AUSTRALIA

Higher education alarmed by A$2.3 billion cut

Alarmed vice-chancellors across Australia face a A$900 million (US$940 million) cut to their universities’ revenues with a further A$1.4 billion to be slashed from higher education over the next four years so that the federal government can generate some of the A$14.5 billion it plans to allocate to schools.

Professor Glyn Davis, chair of the main lobby group Universities Australia, said the cut was on top of A$1billion taken from the sector’s research budget less than six months ago through the mid-year economic and fiscal outlook process.

Davis said the government’s latest decision would place a severe strain on institutions that had been encouraged to expand enrolments so as to boost access to higher education. He said the further cuts were at a time when Australia sat “disturbingly” 25th out of 29 advanced economies for public investment in universities.

The surprise announcement at the weekend was defended by Prime Minister Julia Gillard, who said spending on higher education under the Labor government since 2010 had jumped by 56% and the latest decision was not a cut in government spending but a slowing in growth.

Gillard said schools needed the additional money to improve the performance of disadvantaged students, including the Indigenous and disabled, especially in public schools, which would receive the largest portion of the $14.5 billion additional spending over the next six years.

Although it seems certain that the government will introduce the higher education cuts in its annual budget, due to be handed down early next month, the controversial plan may yet be blocked in the Senate.

Even if the budget is passed, the prospects of Labor seeing any of its schemes come to fruition are remote, given the huge lead the conservative Opposition has in the polls. Voting intentions suggest Labor will be swept from office in a landslide when the election is held in September.

The so-called “savings” from higher education include:
  • • An ‘efficiency dividend’ of 2%, which means a 2% cut in government grants next year and a further 1.25% for 2015, amounting in total to A$900 million.
  • • Scrapping scholarships for students starting university for the first time in 2014 and the replacement of those scholarships with a federal loan under what used to be known as the higher education contribution scheme, or HECS, which is expected to raise $1.2 billion.
  • • Removal of a 10% discount for students who pay their HECS fees upfront, which should generate an estimated $230 million.
Announcing the changes, Tertiary Education Minister Craig Emerson said 146,000 additional government-supported university student places had been made available in 2013, a 34% increase since 2007.

But opponents of the cuts – representing almost every higher education organisation – strongly objected.

The National Tertiary Education Union (NTEU) said while school education reforms were welcome, they should not come at the cost of public investment in universities and support for their students.

“The NTEU strongly supports the increased access to university,” said the union’s federal president, Jeannie Rea, “but we maintain that the base funding per student place remains inadequate.

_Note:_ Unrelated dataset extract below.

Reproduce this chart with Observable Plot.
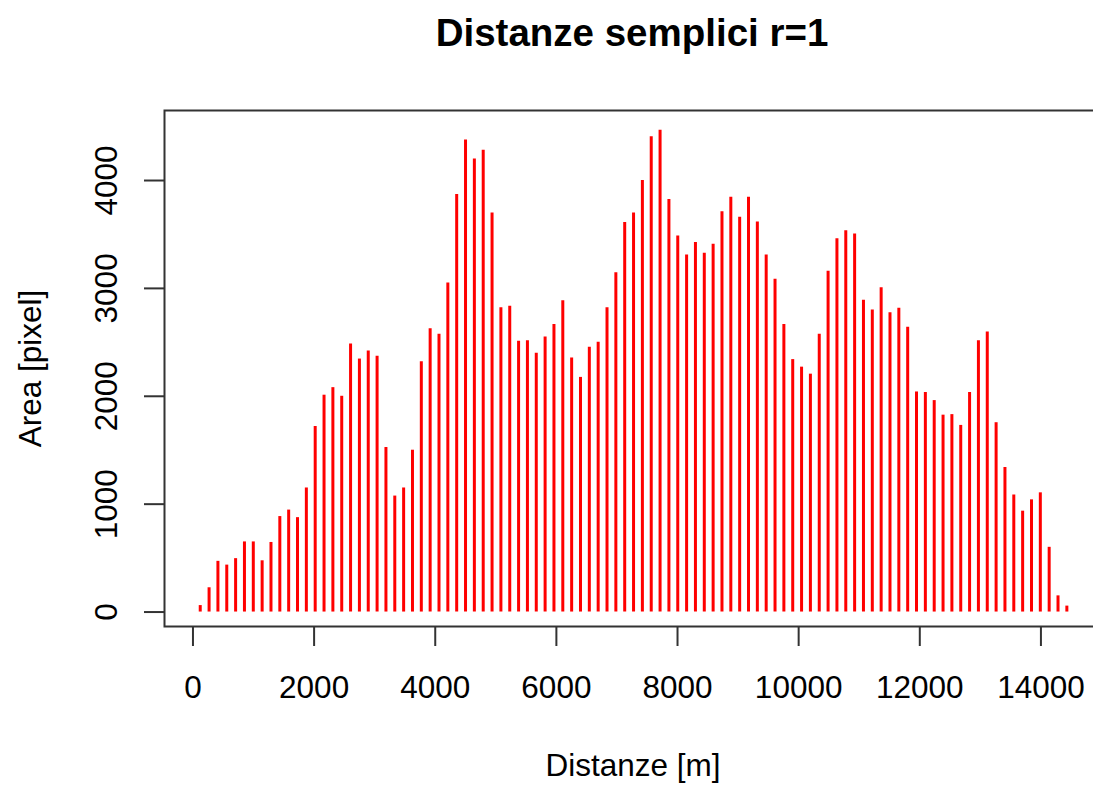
<!DOCTYPE html>
<html>
<head>
<meta charset="utf-8">
<script src="https://cdn.jsdelivr.net/npm/d3@7"></script>
<script src="https://cdn.jsdelivr.net/npm/@observablehq/plot@0.6"></script>
<style>
  html, body { margin: 0; padding: 0; background: #fff; overflow: hidden; width: 1093px; height: 788px; }
  #title { box-sizing: border-box; height: 90px; padding-top: 14px; margin: 0; width: 1110px;
           font-family: "Liberation Sans", Arial, sans-serif; font-weight: bold; font-size: 38.5px;
           line-height: 38px; text-align: left; color: #000; white-space: nowrap; }
  #title span { display: inline-block; position: relative; left: 632px; transform: translateX(-50%); }
  #chart { width: 1110px; }
  #chart svg { max-width: none !important; }
</style>
</head>
<body>
<div id="title"><span>Distanze semplici r=1</span></div>
<div id="chart"></div>
<script>
const distances = [120,266,412,558,704,850,996,1142,1288,1434,1580,1726,1872,2018,2164,2310,2456,2602,2748,2894,
  3040,3186,3332,3478,3624,3770,3916,4062,4208,4354,4500,4646,4792,4938,5084,5230,5376,5522,5668,5814,
  5960,6106,6252,6398,6544,6690,6836,6982,7128,7274,7420,7566,7712,7858,8004,8150,8296,8442,8588,8734,
  8880,9026,9172,9318,9464,9610,9756,9902,10048,10194,10340,10486,10632,10778,10924,11070,11216,11362,11508,11654,
  11800,11946,12092,12238,12384,12530,12676,12822,12968,13114,13260,13406,13552,13698,13844,13990,14136,14282,14428];
const areas = [60,225,470,435,495,650,650,475,645,885,945,875,1150,1720,2010,2080,2000,2485,2345,2420,
  2370,1525,1075,1150,1500,2320,2625,2575,3050,3870,4375,4200,4280,3700,2820,2835,2510,2515,2400,2550,
  2665,2885,2355,2175,2455,2500,2820,3145,3610,3700,4000,4405,4465,3825,3485,3310,3425,3325,3410,3710,
  3845,3660,3845,3615,3310,3085,2665,2340,2270,2205,2575,3160,3460,3535,3505,2890,2800,3005,2775,2815,
  2640,2040,2035,1960,1825,1830,1730,2035,2515,2595,1755,1340,1085,935,1040,1105,600,150,55];
const xTicks = [0,2000,4000,6000,8000,10000,12000,14000];
const yTicks = [0,1000,2000,3000,4000];
const xLabel = "Distanze [m]";
const yLabel = "Area [pixel]";

const data = distances.map((d, i) => ({distance: d, area: areas[i]}));

const W = 1110, H = 698;
const chart = Plot.plot({
  width: W,
  height: H,
  marginLeft: 164,
  marginRight: W - 1101,
  marginTop: 20,
  marginBottom: H - 536,
  style: {fontFamily: "Liberation Sans, Arial, sans-serif", fontSize: "31.5px", color: "#000", background: "#fff", overflow: "visible", maxWidth: "none"},
  x: {domain: [-470, 15000]},
  y: {domain: [-134, 4649]},
  marks: [
    Plot.ruleX(data, {x: "distance", y1: 0, y2: "area", stroke: "#ff0000", strokeWidth: 3}),
    Plot.frame({stroke: "#333", strokeWidth: 2}),
    Plot.axisX({ticks: xTicks, tickSize: 20, tickPadding: 29, tickFormat: d => String(d), stroke: "#333", strokeWidth: 2, label: null}),
    Plot.axisY({ticks: yTicks, tickSize: 20, tickFormat: () => "", stroke: "#333", strokeWidth: 2, label: null}),
    Plot.text(yTicks, {y: d => d, frameAnchor: "left", dx: -58, rotate: -90, text: d => String(d), textAnchor: "middle", lineAnchor: "middle", fill: "#000"}),
    Plot.text([xLabel], {frameAnchor: "bottom", text: d => d, dy: 149, lineAnchor: "bottom", fill: "#000"}),
    Plot.text([yLabel], {frameAnchor: "left", text: d => d, dx: -134, rotate: -90, textAnchor: "middle", lineAnchor: "middle", fill: "#000"})
  ]
});
document.getElementById("chart").appendChild(chart);
</script>
</body>
</html>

“Universities are already struggling to provide teaching and support to the new generations of students [and] the NTEU is alarmed that university managements will react with further staff cuts.”

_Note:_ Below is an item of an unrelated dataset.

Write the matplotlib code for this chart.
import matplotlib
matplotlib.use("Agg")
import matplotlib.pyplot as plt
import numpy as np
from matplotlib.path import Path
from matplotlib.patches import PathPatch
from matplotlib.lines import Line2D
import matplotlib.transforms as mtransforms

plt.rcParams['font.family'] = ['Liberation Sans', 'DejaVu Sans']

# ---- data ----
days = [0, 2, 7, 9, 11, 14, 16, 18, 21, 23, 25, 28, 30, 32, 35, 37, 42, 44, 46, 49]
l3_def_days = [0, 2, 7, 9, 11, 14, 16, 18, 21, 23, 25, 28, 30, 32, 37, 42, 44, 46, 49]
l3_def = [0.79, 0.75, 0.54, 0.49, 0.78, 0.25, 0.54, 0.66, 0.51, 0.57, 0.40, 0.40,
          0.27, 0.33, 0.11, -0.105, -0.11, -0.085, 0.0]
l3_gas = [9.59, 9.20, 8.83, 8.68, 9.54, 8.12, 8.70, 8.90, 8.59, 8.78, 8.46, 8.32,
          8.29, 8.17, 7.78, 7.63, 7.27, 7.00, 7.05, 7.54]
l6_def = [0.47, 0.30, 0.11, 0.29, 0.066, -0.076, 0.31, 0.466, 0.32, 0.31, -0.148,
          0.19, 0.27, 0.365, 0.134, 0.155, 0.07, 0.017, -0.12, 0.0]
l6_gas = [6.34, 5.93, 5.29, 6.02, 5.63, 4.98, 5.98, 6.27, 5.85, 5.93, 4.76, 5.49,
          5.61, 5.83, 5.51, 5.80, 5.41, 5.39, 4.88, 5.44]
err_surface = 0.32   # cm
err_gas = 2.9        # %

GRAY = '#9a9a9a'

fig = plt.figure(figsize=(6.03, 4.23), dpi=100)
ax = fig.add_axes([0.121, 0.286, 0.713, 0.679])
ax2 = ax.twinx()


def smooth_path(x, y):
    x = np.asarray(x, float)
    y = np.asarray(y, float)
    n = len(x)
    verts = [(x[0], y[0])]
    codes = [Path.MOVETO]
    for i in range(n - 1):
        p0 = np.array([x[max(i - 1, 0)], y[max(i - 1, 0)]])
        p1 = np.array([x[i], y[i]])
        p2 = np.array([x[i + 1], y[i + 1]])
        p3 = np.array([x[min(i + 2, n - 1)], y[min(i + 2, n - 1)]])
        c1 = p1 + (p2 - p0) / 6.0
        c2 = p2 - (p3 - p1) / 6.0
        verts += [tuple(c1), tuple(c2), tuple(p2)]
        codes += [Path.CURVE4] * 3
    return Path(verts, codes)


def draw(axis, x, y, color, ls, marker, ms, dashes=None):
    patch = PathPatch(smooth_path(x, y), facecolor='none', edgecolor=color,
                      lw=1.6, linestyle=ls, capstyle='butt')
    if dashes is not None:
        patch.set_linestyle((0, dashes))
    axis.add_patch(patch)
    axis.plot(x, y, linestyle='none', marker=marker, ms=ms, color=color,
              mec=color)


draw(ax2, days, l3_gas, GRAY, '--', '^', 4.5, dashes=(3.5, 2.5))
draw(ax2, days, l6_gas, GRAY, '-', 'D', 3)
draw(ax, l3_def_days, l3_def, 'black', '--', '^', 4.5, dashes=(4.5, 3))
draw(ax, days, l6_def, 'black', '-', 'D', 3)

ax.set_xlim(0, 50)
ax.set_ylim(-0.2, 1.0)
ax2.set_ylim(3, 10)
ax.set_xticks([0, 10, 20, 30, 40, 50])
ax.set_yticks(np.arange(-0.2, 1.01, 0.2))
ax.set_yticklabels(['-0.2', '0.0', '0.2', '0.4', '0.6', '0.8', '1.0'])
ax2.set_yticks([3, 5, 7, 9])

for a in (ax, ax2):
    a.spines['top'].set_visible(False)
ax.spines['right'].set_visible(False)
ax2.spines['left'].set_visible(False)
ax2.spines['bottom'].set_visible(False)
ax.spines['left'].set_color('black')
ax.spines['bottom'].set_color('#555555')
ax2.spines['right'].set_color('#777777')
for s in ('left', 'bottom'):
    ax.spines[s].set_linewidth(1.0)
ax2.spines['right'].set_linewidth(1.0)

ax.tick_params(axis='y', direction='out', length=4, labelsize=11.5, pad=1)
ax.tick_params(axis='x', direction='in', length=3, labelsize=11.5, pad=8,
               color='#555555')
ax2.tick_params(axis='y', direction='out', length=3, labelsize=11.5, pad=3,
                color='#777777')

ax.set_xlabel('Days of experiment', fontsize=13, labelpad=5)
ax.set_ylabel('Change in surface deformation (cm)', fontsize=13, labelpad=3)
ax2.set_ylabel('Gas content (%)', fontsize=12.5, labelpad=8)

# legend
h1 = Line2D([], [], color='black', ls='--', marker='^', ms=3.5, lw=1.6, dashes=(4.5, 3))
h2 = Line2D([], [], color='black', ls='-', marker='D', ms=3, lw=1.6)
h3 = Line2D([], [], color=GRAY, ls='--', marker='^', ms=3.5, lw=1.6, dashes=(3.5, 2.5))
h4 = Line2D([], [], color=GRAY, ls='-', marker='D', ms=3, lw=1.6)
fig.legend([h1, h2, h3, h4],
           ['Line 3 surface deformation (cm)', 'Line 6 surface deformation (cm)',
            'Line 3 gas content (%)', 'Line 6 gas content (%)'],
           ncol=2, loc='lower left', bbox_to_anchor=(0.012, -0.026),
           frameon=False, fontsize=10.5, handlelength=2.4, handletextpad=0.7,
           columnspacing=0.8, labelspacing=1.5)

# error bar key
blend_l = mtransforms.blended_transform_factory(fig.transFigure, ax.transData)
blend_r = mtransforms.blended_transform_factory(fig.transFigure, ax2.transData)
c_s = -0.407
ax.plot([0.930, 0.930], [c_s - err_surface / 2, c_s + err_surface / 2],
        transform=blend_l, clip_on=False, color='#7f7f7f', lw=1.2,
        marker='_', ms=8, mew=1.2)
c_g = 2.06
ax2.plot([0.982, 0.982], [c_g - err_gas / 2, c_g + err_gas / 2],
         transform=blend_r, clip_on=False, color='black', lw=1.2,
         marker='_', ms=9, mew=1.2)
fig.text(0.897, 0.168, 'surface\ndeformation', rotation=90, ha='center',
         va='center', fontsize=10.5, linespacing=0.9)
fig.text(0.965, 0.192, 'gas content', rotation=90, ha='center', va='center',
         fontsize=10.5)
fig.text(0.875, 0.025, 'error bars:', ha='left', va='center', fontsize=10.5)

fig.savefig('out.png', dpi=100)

Rea said universities had failed to employ enough staff to match the rise in student numbers, while too many new and replacement staff appointments were casual or short-term. Half of the teaching in universities was now being done by casually employed lecturers and tutors who were paid only for their teaching hours “and do not know if they will be working from one semester to the next”, she said.

“Maximising the outcomes of the new investment in young people’s schooling should be equalled by investment in tertiary education. Making cuts in one sector of education to fund another is not the answer. Greater public investment in all levels of education should be the priority.”

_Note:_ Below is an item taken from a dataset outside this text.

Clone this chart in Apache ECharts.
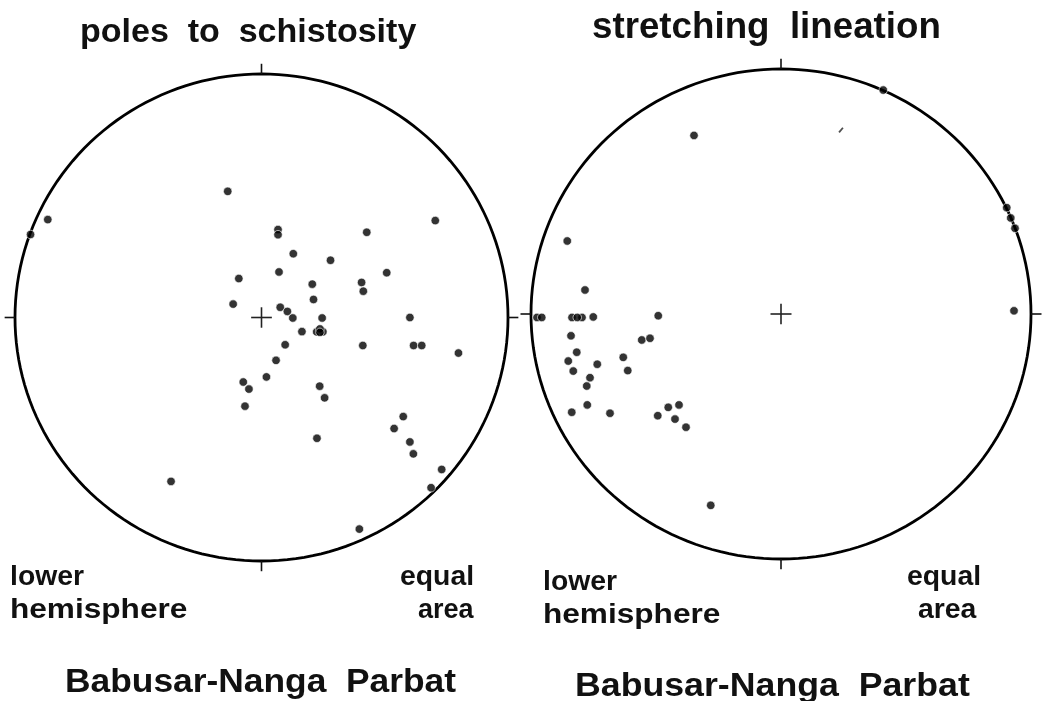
<!DOCTYPE html>
<html>
<head>
<meta charset="utf-8">
<script src="https://cdn.jsdelivr.net/npm/echarts@6/dist/echarts.min.js"></script>
<style>html,body{margin:0;padding:0;background:#fff;}#c{width:1044px;height:701px;}</style>
</head>
<body>
<div id="c"></div>
<script>
// Stereonet coordinates, primitive circle radius = 100
const polesToSchistosity = [
  [-86.7, 40.2], [-93.7, 34.1], [-13.7, 51.8], [-9.2, 16.0], [-11.5, 5.5],
  [70.5, 39.8], [6.7, 36.1], [6.7, 34.0], [42.7, 35.0], [12.9, 26.2],
  [28.0, 23.5], [7.1, 18.7], [50.8, 18.4], [20.6, 13.7], [40.6, 14.4],
  [41.3, 10.8], [21.1, 7.4], [7.6, 4.2], [10.5, 2.5], [12.7, -0.2],
  [24.6, -0.2], [60.2, 0.0], [16.4, -5.8],
  [22.4, -5.9], [24.9, -5.9], [23.7, -4.7], [23.7, -6.1],
  [9.6, -11.2], [5.9, -17.6], [2.0, -24.4], [-7.4, -26.5], [-5.1, -29.4],
  [-6.7, -36.4], [23.6, -28.2], [25.6, -33.0], [22.5, -49.6], [41.1, -11.5],
  [61.7, -11.5], [65.0, -11.5], [79.9, -14.6], [57.5, -40.7], [53.8, -45.6],
  [60.2, -51.1], [61.6, -56.0], [73.1, -62.4], [68.8, -69.9], [39.7, -86.9],
  [-36.7, -67.3]
];
const stretchingLineation = [
  [-34.8, 72.9], [-85.5, 29.8], [-78.4, 9.8],
  [-97.6, -1.4], [-95.7, -1.4], [-83.6, -1.4], [-79.6, -1.4], [-81.5, -1.4],
  [-75.1, -1.2], [-49.1, -0.7], [-84.0, -8.9], [-55.7, -10.6], [-52.4, -9.9],
  [-81.7, -15.6], [-85.1, -19.2], [-63.1, -17.7], [-73.5, -20.5], [-83.1, -23.3],
  [-61.3, -23.1], [-76.4, -26.0], [-77.7, -29.4], [-77.5, -37.1], [-83.7, -40.1],
  [-68.4, -40.5], [-45.1, -38.1], [-40.8, -37.1], [-49.3, -41.5], [-42.4, -42.9],
  [-38.0, -46.2], [-28.1, -78.1],
  [40.9, 91.4], [90.3, 43.4], [91.9, 39.2], [93.6, 35.0], [93.2, 1.3]
];
const faintLineation = [[24.0, 75.1]];

const titles = ['poles  to  schistosity', 'stretching  lineation'];
const cornerLeft = ['lower', 'hemisphere'];
const cornerRight = ['equal', 'area'];
const locality = 'Babusar-Nanga  Parbat';

const R = 100, TICK = 4.2, CROSS = 4.2;

function frameItem(params, api) {
  const pts = [];
  for (let i = 0; i <= 360; i += 2) {
    const t = i * Math.PI / 180;
    pts.push(api.coord([R * Math.cos(t), R * Math.sin(t)]));
  }
  const ch = [{ type: 'polyline', shape: { points: pts }, style: { stroke: '#000', lineWidth: 2.8, fill: null } }];
  [[0, 1], [0, -1], [1, 0], [-1, 0]].forEach(d => {
    const a = api.coord([d[0] * R, d[1] * R]);
    const b = api.coord([d[0] * (R + TICK), d[1] * (R + TICK)]);
    ch.push({ type: 'line', shape: { x1: a[0], y1: a[1], x2: b[0], y2: b[1] }, style: { stroke: '#111', lineWidth: 1.6 } });
  });
  const h1 = api.coord([-CROSS, 0]), h2 = api.coord([CROSS, 0]);
  const v1 = api.coord([0, -CROSS]), v2 = api.coord([0, CROSS]);
  ch.push({ type: 'line', shape: { x1: h1[0], y1: h1[1], x2: h2[0], y2: h2[1] }, style: { stroke: '#222', lineWidth: 1.6 } });
  ch.push({ type: 'line', shape: { x1: v1[0], y1: v1[1], x2: v2[0], y2: v2[1] }, style: { stroke: '#222', lineWidth: 1.6 } });
  return { type: 'group', children: ch };
}

const axisBase = { type: 'value', min: -100, max: 100, show: false };
const dotStyle = { color: '#000', borderColor: '#fff', borderWidth: 0.8 };
const FAM = '"Liberation Sans", Arial, sans-serif';

function label(text, x, y, size, sx) {
  return { type: 'text', x: x, y: y, scaleX: sx || 1, z: 10,
    style: { text: text, font: 'bold ' + size + 'px ' + FAM, fill: '#111', textAlign: 'left', textVerticalAlign: 'middle' } };
}

const chart = echarts.init(document.getElementById('c'));
chart.setOption({
  backgroundColor: '#fff',
  animation: false,
  graphic: [
    label(titles[0], 80, 33, 34, 1.0),
    label(titles[1], 592, 28, 36, 1.02),
    label(cornerLeft[0], 10, 578, 27, 1.05),
    label(cornerLeft[1], 10, 611, 27, 1.17),
    label(cornerRight[0], 400, 578, 27, 1.05),
    label(cornerRight[1], 418, 611, 27, 1.0),
    label(cornerLeft[0], 543, 583, 27, 1.05),
    label(cornerLeft[1], 543, 616, 27, 1.17),
    label(cornerRight[0], 907, 578, 27, 1.05),
    label(cornerRight[1], 918, 611, 27, 1.05),
    label(locality, 65, 683, 34, 1.04),
    label(locality, 575, 687, 34, 1.05)
  ],
  grid: [
    { left: 15, top: 74, width: 493, height: 487 },
    { left: 531, top: 69, width: 500, height: 490 }
  ],
  xAxis: [Object.assign({ gridIndex: 0 }, axisBase), Object.assign({ gridIndex: 1 }, axisBase)],
  yAxis: [Object.assign({ gridIndex: 0 }, axisBase), Object.assign({ gridIndex: 1 }, axisBase)],
  series: [
    { type: 'custom', xAxisIndex: 0, yAxisIndex: 0, data: [[0, 0]], renderItem: frameItem, z: 1, silent: true },
    { type: 'custom', xAxisIndex: 1, yAxisIndex: 1, data: [[0, 0]], renderItem: frameItem, z: 1, silent: true },
    { type: 'scatter', name: 'poles to schistosity', xAxisIndex: 0, yAxisIndex: 0, data: polesToSchistosity,
      symbol: 'circle', symbolSize: 8.5, itemStyle: dotStyle, z: 5, clip: false },
    { type: 'scatter', name: 'stretching lineation', xAxisIndex: 1, yAxisIndex: 1, data: stretchingLineation,
      symbol: 'circle', symbolSize: 8.5, itemStyle: dotStyle, z: 5, clip: false },
    { type: 'scatter', name: 'faint', xAxisIndex: 1, yAxisIndex: 1, data: faintLineation,
      symbol: 'rect', symbolSize: [6, 1.8], symbolRotate: 50, itemStyle: { color: '#222' }, z: 5 }
  ]
});
</script>
</body>
</html>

Speaking on ABC radio, Davis said the impact of the cuts in efficiency dividends would amount on average to a A$200 reduction per student and this would affect all areas where students received support in their studies, such as contact hours with their lecturers or counsellors:

“All of the things that are standard parts of the operation of all universities will get shaved; all of them have to be reduced around 2% to make this work, and to keep universities, which work on very, very fine margins, still in the black, because no university can afford to run deficits.”

He said he did not want to overstate the implications of the cuts, given that they came after a substantial period of growth in university income. But the latest decision meant that combined with the substantial cuts to research at the end of last year, the cumulative effect on universities would be significant:

“Every university will have to make savings in order to stay viable and productive. And that's a question of values. Is that the sort of country we want to be? Is that the national priority?”